Romeo Dallaire, the Canadian who commanded the United Nations forces in Rwanda at the time of the 1994 genocide, was witness to a systematic planned attempt to wipe out the Tutsi minority. Nearly a million people—mostly Tutsis but also Hutus who refused to join the rampage—were slaughtered in a one hundred-day killing spree. Dellaire found his hands tied, as none of the great powers would get involved. In the years following he suffered mental health issues and tried to take his own life, but went on to become a senator in the Canadian parliament, and is still active in seeking to prevent children being used as soldiers.

Ten years on—in 2004— a movie was made of the genocide. Dellaire was taken back to Rwanda to face his demons and live through it all again. He recalls a meeting with leaders of the genocide. He said he had never been a religious man, but when he looked into the eyes of the men he had to shake hands with, who had organized the slaughter of hundreds of thousands, he saw an evil which he did not understand.

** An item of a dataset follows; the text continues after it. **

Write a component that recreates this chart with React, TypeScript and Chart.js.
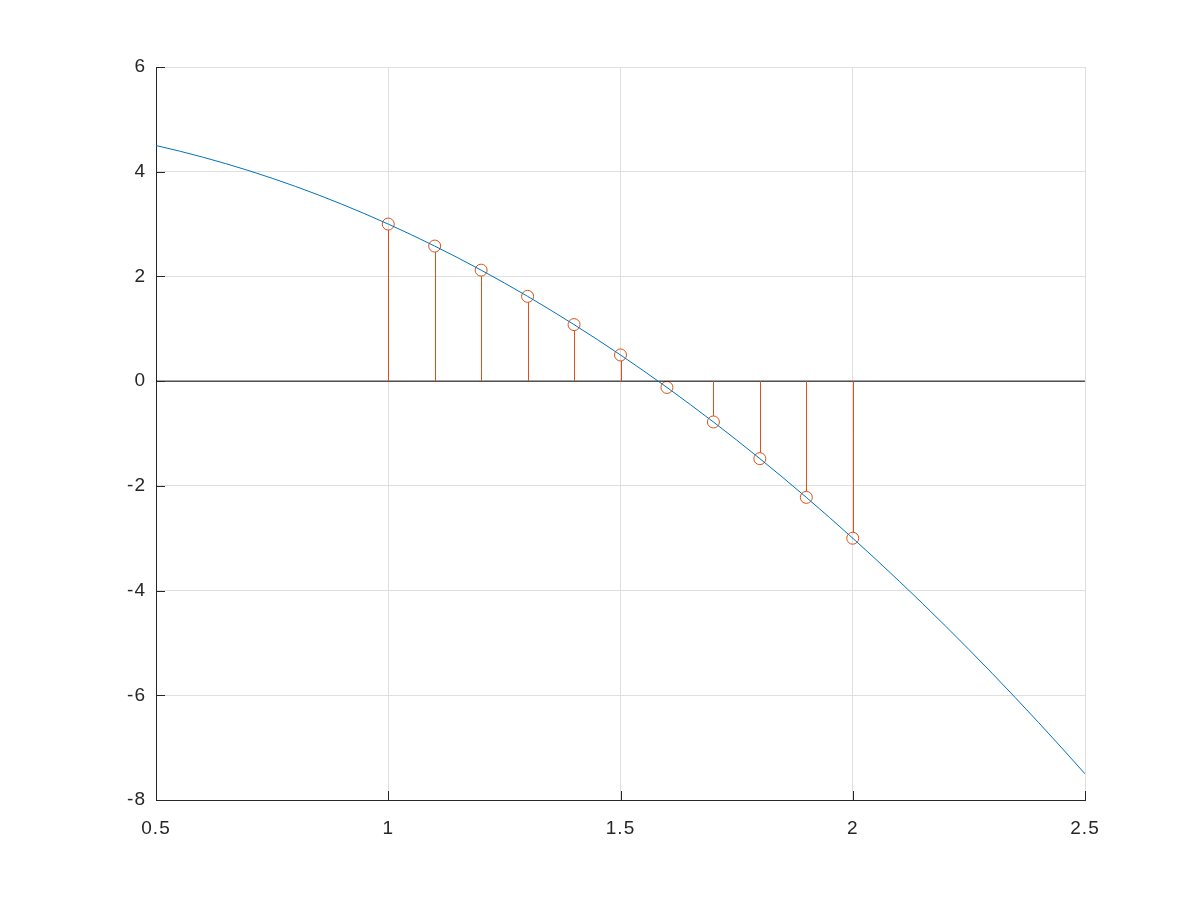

He began to believe that evil was a real power. The movie is called Shake Hands with the Devil. You may have had similar thoughts if you have been following the unfolding situation in South Africa.

Temptation, testing, trial, ordeal—peirasmos—is as real as it is painful. Whenever you pray the Lord’s Prayer you are asking God to keep you away from it. Jesus wants to spare us.  From many examples in the Bible and throughout Christian history we know that from time to time it still does happen despite our prayers. When it happens, know that God has allowed it—for an important purpose for the good of his kingdom, which is our good. The important thing then is to accept it and endure it. In going through this sort of trial and continuing to trust God, we walk over  the Devil, and Christ’s kingdom goes forward.